▸ Short task: Extract, unchanged, every line from the top of the material below through the line with "nach postmortaler Organspende</text>", and no more.

━━ Data section ━━

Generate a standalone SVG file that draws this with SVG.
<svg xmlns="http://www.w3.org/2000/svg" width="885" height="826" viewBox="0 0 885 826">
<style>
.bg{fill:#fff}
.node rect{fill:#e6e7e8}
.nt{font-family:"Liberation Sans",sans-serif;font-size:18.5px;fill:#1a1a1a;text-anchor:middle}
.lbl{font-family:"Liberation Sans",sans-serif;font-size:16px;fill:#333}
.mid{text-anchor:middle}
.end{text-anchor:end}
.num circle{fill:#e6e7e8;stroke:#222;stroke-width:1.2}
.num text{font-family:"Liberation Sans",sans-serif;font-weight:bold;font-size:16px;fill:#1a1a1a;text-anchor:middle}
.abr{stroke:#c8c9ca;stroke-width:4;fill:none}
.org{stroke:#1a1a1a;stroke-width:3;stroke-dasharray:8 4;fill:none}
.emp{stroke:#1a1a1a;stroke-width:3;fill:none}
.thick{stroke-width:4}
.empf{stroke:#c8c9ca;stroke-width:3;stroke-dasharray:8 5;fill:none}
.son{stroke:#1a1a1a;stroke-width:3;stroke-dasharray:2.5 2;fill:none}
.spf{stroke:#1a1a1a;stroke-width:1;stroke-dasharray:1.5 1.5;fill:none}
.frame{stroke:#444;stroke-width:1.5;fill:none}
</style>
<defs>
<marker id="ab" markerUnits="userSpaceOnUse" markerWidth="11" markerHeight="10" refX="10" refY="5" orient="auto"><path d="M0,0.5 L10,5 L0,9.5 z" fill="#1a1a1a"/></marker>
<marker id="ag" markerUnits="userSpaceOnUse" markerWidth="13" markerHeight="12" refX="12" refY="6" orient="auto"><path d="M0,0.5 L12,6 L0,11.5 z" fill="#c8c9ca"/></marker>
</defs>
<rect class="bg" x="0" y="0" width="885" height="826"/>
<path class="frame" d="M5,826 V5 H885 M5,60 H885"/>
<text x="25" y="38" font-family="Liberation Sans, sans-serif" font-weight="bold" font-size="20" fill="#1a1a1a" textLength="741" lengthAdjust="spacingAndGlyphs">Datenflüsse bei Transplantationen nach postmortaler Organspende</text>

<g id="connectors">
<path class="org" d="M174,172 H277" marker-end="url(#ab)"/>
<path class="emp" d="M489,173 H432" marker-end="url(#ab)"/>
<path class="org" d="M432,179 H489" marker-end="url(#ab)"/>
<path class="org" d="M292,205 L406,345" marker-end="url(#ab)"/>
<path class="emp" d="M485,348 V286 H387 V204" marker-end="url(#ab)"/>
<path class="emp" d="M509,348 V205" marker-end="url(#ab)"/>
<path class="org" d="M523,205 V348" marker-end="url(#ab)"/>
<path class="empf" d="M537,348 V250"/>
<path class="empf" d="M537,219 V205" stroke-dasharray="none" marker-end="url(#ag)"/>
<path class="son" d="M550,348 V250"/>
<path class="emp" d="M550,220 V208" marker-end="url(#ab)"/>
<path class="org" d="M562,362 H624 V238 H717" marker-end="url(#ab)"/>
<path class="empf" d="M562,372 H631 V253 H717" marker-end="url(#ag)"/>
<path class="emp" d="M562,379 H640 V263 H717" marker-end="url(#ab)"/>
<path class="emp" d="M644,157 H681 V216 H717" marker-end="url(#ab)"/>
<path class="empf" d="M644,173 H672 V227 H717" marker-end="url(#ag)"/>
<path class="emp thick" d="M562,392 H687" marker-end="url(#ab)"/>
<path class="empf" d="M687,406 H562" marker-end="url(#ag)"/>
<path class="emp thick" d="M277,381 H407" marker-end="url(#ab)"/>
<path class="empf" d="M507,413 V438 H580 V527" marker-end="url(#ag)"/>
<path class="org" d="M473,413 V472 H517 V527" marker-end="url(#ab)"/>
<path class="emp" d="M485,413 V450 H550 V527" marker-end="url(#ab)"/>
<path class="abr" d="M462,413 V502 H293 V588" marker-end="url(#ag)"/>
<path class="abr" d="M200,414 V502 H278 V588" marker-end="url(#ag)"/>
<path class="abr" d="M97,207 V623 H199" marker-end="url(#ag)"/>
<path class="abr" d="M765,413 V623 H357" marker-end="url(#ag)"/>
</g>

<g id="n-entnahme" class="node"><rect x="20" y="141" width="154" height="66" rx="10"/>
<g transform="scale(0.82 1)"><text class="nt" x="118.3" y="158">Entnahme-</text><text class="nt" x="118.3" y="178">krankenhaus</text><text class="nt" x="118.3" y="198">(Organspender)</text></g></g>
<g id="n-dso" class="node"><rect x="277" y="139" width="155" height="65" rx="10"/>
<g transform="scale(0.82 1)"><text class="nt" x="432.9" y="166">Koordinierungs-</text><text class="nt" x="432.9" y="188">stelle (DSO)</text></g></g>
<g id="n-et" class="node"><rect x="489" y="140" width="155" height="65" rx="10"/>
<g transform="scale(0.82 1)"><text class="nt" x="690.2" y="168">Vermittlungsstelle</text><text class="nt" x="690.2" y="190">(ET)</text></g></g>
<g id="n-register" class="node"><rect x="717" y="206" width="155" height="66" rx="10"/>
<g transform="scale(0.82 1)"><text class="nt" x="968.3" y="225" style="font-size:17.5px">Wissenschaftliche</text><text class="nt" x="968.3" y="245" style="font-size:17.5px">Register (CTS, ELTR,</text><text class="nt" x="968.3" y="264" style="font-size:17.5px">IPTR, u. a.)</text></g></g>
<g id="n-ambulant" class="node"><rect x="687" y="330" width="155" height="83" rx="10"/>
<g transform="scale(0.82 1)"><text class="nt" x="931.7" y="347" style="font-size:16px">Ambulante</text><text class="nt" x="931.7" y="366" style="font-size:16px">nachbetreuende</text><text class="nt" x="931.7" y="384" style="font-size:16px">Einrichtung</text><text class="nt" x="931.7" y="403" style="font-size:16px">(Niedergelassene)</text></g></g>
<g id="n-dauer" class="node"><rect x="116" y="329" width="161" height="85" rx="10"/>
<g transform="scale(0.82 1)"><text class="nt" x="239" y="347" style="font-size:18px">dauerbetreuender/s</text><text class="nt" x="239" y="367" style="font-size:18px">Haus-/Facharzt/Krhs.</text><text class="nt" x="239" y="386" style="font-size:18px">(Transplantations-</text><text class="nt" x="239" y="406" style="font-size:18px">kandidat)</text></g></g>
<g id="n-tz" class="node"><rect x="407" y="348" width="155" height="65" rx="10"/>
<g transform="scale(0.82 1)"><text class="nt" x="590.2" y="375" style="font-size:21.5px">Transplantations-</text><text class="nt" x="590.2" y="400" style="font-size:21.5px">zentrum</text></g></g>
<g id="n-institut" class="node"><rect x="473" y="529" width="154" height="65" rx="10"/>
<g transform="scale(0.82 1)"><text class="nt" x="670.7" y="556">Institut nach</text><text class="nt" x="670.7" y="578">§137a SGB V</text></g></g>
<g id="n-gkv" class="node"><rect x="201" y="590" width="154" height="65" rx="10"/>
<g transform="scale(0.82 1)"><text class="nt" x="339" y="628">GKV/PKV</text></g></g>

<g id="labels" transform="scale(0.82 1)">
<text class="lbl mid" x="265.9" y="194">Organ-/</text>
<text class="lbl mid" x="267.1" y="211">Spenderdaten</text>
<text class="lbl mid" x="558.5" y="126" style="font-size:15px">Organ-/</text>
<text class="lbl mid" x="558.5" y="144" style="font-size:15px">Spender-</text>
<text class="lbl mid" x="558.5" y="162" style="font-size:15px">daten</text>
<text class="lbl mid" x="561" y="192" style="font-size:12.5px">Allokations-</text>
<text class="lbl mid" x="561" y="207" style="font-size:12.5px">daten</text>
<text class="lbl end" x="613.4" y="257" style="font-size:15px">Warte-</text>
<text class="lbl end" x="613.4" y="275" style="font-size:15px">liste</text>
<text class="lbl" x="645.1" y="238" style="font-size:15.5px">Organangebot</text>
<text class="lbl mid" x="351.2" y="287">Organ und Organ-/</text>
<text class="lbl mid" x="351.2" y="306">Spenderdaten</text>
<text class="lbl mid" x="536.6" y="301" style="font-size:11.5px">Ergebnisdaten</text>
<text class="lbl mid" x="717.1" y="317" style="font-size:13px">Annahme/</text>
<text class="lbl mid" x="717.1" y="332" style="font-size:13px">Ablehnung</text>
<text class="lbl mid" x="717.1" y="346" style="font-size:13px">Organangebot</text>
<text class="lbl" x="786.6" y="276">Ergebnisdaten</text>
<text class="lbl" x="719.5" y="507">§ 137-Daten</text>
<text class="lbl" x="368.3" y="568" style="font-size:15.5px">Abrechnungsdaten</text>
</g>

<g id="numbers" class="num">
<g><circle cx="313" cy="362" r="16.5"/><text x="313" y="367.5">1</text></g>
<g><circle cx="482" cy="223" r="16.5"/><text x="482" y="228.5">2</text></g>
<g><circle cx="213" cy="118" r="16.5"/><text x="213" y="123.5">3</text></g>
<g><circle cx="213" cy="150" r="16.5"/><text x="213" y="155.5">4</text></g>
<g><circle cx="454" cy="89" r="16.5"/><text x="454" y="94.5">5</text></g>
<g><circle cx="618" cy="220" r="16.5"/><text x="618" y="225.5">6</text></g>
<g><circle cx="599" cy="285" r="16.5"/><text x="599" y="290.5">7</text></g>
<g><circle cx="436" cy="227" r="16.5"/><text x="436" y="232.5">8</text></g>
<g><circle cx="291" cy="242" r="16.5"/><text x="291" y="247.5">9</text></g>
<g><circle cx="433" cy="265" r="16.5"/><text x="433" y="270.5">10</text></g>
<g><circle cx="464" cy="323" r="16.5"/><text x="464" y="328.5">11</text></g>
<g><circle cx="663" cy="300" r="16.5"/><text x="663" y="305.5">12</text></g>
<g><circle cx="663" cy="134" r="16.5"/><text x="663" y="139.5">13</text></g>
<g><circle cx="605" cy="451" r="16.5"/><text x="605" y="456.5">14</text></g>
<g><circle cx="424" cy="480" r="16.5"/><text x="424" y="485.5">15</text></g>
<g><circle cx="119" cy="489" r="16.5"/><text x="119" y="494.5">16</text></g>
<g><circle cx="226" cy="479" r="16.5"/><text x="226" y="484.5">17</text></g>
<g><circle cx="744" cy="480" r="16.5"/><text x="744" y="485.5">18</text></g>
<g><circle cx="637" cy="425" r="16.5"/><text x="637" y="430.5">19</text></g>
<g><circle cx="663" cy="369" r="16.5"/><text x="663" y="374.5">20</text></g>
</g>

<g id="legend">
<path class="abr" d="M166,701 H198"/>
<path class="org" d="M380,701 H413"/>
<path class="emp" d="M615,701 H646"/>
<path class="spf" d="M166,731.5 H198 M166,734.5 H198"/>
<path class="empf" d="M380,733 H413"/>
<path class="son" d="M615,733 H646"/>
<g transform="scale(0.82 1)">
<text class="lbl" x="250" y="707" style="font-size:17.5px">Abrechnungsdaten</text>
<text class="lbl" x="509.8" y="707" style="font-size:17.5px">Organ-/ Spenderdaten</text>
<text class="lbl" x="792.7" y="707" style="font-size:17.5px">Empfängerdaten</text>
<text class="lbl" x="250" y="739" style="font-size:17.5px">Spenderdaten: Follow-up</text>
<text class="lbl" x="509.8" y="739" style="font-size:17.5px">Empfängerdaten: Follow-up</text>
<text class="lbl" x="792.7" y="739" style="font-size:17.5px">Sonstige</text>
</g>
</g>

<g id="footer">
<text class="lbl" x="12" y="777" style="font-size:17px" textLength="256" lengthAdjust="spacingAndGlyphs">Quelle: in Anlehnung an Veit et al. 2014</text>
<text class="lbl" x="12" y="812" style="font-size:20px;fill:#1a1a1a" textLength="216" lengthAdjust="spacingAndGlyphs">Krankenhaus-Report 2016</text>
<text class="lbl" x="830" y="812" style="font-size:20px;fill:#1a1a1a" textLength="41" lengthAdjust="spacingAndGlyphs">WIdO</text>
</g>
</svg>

━━━

▸ Correct response:
Generate a standalone SVG file that draws this with SVG.
<svg xmlns="http://www.w3.org/2000/svg" width="885" height="826" viewBox="0 0 885 826">
<style>
.bg{fill:#fff}
.node rect{fill:#e6e7e8}
.nt{font-family:"Liberation Sans",sans-serif;font-size:18.5px;fill:#1a1a1a;text-anchor:middle}
.lbl{font-family:"Liberation Sans",sans-serif;font-size:16px;fill:#333}
.mid{text-anchor:middle}
.end{text-anchor:end}
.num circle{fill:#e6e7e8;stroke:#222;stroke-width:1.2}
.num text{font-family:"Liberation Sans",sans-serif;font-weight:bold;font-size:16px;fill:#1a1a1a;text-anchor:middle}
.abr{stroke:#c8c9ca;stroke-width:4;fill:none}
.org{stroke:#1a1a1a;stroke-width:3;stroke-dasharray:8 4;fill:none}
.emp{stroke:#1a1a1a;stroke-width:3;fill:none}
.thick{stroke-width:4}
.empf{stroke:#c8c9ca;stroke-width:3;stroke-dasharray:8 5;fill:none}
.son{stroke:#1a1a1a;stroke-width:3;stroke-dasharray:2.5 2;fill:none}
.spf{stroke:#1a1a1a;stroke-width:1;stroke-dasharray:1.5 1.5;fill:none}
.frame{stroke:#444;stroke-width:1.5;fill:none}
</style>
<defs>
<marker id="ab" markerUnits="userSpaceOnUse" markerWidth="11" markerHeight="10" refX="10" refY="5" orient="auto"><path d="M0,0.5 L10,5 L0,9.5 z" fill="#1a1a1a"/></marker>
<marker id="ag" markerUnits="userSpaceOnUse" markerWidth="13" markerHeight="12" refX="12" refY="6" orient="auto"><path d="M0,0.5 L12,6 L0,11.5 z" fill="#c8c9ca"/></marker>
</defs>
<rect class="bg" x="0" y="0" width="885" height="826"/>
<path class="frame" d="M5,826 V5 H885 M5,60 H885"/>
<text x="25" y="38" font-family="Liberation Sans, sans-serif" font-weight="bold" font-size="20" fill="#1a1a1a" textLength="741" lengthAdjust="spacingAndGlyphs">Datenflüsse bei Transplantationen nach postmortaler Organspende</text>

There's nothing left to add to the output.